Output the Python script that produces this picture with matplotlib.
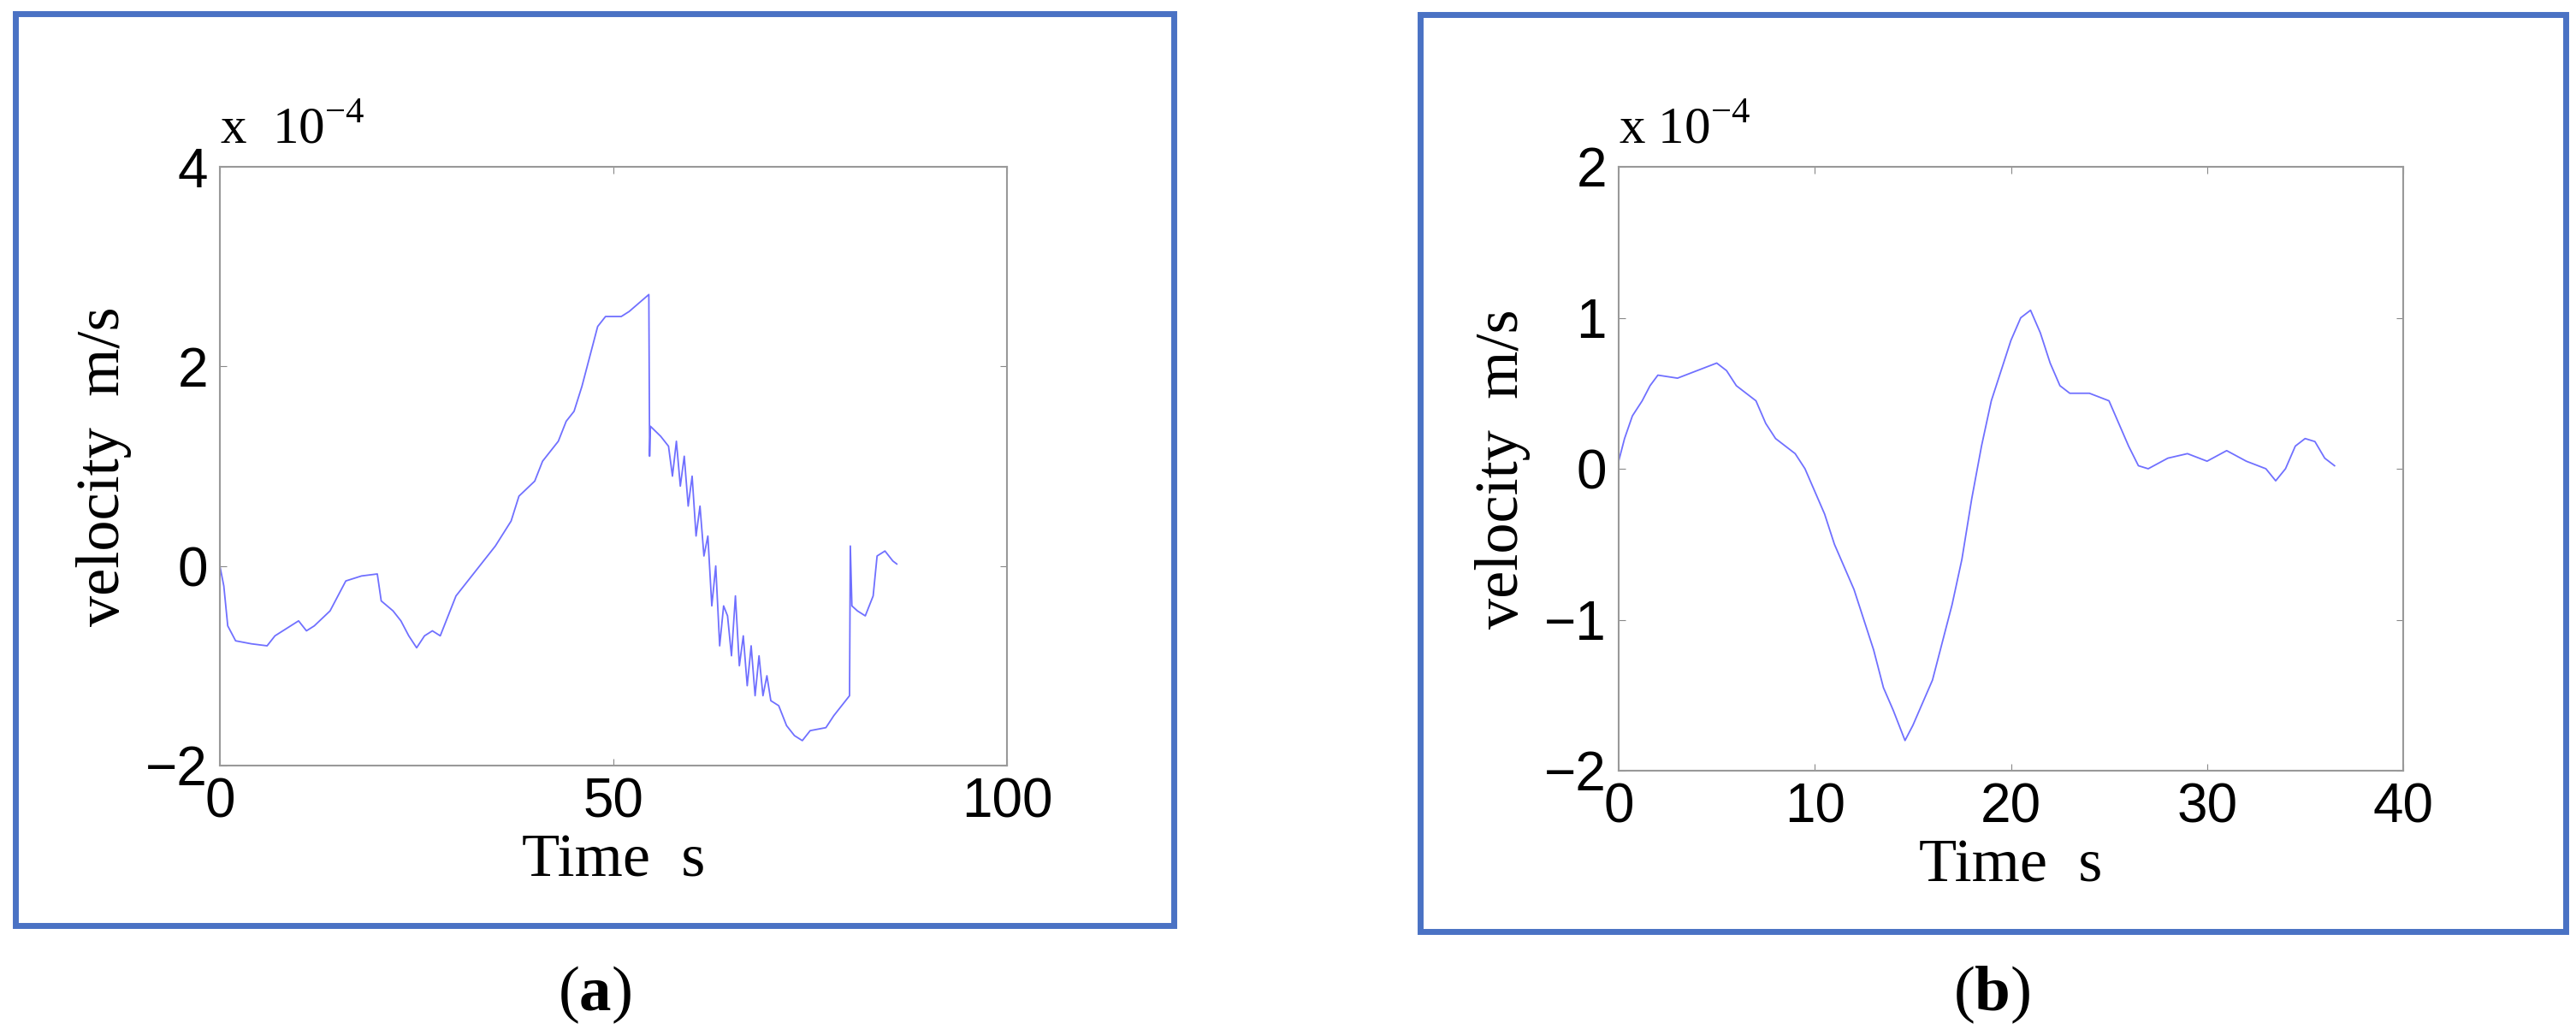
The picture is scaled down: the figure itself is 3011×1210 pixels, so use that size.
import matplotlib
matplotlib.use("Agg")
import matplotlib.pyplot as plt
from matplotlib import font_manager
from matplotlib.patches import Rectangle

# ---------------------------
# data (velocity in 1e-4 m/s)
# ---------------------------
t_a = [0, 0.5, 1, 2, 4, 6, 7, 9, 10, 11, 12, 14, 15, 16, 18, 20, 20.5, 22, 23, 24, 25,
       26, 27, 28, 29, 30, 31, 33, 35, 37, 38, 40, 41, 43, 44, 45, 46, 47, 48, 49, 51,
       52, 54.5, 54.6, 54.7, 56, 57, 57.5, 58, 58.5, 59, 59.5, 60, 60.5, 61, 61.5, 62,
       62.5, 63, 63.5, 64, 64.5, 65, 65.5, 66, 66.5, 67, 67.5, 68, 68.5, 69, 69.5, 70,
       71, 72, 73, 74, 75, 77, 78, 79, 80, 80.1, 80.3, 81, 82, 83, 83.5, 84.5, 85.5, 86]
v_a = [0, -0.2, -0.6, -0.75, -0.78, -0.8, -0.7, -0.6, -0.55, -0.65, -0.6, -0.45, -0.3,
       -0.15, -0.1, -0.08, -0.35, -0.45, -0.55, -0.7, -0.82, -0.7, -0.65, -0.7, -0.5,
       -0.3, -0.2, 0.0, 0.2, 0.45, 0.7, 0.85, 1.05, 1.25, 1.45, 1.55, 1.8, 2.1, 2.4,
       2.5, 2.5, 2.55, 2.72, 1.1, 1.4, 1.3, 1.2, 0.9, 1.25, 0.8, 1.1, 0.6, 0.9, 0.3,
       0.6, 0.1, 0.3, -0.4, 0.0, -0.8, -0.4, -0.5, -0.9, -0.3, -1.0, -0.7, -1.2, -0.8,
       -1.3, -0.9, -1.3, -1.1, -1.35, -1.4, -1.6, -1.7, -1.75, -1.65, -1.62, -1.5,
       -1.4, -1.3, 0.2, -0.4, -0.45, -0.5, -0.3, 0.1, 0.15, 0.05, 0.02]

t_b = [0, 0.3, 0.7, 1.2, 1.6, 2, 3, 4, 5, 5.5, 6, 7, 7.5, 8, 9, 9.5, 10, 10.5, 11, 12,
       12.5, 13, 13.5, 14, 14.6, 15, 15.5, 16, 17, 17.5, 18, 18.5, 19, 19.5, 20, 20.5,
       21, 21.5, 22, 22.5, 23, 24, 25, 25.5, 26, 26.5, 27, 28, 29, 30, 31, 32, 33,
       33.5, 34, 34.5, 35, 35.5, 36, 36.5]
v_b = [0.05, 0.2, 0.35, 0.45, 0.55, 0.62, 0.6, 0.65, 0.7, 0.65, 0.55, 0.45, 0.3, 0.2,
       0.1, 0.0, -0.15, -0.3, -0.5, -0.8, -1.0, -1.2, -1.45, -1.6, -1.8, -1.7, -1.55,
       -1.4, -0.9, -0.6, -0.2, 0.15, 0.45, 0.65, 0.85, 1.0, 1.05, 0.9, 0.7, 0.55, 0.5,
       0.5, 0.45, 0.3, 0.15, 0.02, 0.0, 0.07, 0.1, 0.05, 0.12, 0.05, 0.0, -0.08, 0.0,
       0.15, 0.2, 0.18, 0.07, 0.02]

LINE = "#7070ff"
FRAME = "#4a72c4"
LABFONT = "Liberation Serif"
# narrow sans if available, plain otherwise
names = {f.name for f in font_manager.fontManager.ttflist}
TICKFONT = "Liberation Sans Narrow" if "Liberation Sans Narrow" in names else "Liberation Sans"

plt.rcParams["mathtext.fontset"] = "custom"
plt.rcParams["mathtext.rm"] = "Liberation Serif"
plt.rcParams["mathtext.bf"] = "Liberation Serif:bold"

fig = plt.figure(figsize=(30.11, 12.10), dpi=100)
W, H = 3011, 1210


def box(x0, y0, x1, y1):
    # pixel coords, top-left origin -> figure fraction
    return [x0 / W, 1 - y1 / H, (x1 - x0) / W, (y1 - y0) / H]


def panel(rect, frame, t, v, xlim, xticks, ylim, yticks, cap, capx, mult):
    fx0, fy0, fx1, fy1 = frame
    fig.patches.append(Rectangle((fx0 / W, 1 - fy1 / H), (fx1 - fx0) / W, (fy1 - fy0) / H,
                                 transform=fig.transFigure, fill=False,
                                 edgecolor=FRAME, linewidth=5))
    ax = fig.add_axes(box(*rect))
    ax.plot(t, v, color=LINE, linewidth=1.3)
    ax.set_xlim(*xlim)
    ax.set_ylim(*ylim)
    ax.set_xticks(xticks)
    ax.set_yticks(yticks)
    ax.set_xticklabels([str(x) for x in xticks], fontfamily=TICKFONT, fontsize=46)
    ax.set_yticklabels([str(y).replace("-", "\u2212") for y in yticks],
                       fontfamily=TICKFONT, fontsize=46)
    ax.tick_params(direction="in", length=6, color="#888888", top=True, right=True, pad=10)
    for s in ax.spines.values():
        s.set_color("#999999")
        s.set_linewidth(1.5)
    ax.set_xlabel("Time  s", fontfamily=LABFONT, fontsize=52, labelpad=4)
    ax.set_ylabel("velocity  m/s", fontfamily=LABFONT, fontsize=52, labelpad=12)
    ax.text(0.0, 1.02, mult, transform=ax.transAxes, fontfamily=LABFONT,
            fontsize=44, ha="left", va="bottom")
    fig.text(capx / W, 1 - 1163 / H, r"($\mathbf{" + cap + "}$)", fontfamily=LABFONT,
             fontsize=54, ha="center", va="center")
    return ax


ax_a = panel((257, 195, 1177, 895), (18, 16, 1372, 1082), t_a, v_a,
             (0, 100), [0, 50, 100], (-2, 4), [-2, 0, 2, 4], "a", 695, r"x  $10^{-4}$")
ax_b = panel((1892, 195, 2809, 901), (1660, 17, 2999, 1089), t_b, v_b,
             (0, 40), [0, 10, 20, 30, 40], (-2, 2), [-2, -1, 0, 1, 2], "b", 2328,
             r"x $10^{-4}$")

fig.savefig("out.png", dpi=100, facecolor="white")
******
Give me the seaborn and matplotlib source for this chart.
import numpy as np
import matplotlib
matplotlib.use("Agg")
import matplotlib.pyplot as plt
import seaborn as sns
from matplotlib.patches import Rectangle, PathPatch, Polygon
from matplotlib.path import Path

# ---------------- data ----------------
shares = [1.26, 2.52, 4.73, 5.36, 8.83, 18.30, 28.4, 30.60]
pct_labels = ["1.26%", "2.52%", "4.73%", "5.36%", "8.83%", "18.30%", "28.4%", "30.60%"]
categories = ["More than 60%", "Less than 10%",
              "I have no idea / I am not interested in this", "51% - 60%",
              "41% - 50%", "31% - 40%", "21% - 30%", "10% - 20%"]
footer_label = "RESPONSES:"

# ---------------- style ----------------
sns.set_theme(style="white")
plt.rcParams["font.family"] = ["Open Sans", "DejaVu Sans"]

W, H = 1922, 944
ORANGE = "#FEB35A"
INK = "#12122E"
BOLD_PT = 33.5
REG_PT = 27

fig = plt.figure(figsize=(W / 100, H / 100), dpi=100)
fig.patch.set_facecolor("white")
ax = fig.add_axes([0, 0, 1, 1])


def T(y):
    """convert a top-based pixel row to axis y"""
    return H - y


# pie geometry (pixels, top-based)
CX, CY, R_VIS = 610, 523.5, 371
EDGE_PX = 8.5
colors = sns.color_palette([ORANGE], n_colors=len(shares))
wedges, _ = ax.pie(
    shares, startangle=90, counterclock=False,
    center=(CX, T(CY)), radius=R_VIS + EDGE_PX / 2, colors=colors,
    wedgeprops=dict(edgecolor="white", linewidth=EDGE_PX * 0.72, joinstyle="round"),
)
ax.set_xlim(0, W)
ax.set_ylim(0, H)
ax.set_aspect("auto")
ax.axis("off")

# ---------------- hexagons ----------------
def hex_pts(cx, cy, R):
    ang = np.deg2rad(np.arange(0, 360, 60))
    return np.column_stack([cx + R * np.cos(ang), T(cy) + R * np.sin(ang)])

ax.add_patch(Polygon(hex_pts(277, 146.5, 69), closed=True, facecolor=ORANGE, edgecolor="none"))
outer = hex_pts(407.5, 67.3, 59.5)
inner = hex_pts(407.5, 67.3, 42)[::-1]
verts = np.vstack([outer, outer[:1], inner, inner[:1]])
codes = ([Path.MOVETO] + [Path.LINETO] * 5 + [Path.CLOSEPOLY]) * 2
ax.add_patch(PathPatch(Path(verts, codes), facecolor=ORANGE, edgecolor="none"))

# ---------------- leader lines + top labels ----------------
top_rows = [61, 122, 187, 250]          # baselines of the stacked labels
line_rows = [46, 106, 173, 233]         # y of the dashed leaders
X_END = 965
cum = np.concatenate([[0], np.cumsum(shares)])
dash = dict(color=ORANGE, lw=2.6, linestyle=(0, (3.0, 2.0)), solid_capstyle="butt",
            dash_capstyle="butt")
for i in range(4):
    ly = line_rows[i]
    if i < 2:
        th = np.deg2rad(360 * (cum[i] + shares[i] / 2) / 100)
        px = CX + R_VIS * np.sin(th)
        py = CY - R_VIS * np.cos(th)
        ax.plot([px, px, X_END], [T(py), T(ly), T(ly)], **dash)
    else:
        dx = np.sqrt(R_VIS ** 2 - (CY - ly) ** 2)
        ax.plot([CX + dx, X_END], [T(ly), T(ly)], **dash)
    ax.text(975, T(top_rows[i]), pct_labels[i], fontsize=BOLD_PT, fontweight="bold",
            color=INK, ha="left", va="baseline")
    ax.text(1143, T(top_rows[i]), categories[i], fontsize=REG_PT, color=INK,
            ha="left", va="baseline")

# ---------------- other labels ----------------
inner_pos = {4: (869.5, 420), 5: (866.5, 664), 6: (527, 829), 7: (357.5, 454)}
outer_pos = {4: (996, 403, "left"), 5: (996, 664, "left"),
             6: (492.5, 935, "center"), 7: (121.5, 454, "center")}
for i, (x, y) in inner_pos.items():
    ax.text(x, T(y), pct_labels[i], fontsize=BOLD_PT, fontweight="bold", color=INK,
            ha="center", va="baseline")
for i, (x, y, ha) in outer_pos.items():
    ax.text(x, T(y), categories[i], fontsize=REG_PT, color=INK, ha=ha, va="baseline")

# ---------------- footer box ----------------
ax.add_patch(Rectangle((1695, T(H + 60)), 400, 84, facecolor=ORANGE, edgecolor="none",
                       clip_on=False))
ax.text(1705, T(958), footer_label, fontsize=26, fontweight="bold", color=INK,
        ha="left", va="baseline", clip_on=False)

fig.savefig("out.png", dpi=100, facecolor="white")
******
◆ EXERCISE OBJECTIVE: Display every line of the listing that contains the string "picture".

◆ EXERCISE RESPONSE:
Output the Python script that produces this picture with matplotlib.
The picture is scaled down: the figure itself is 3011×1210 pixels, so use that size.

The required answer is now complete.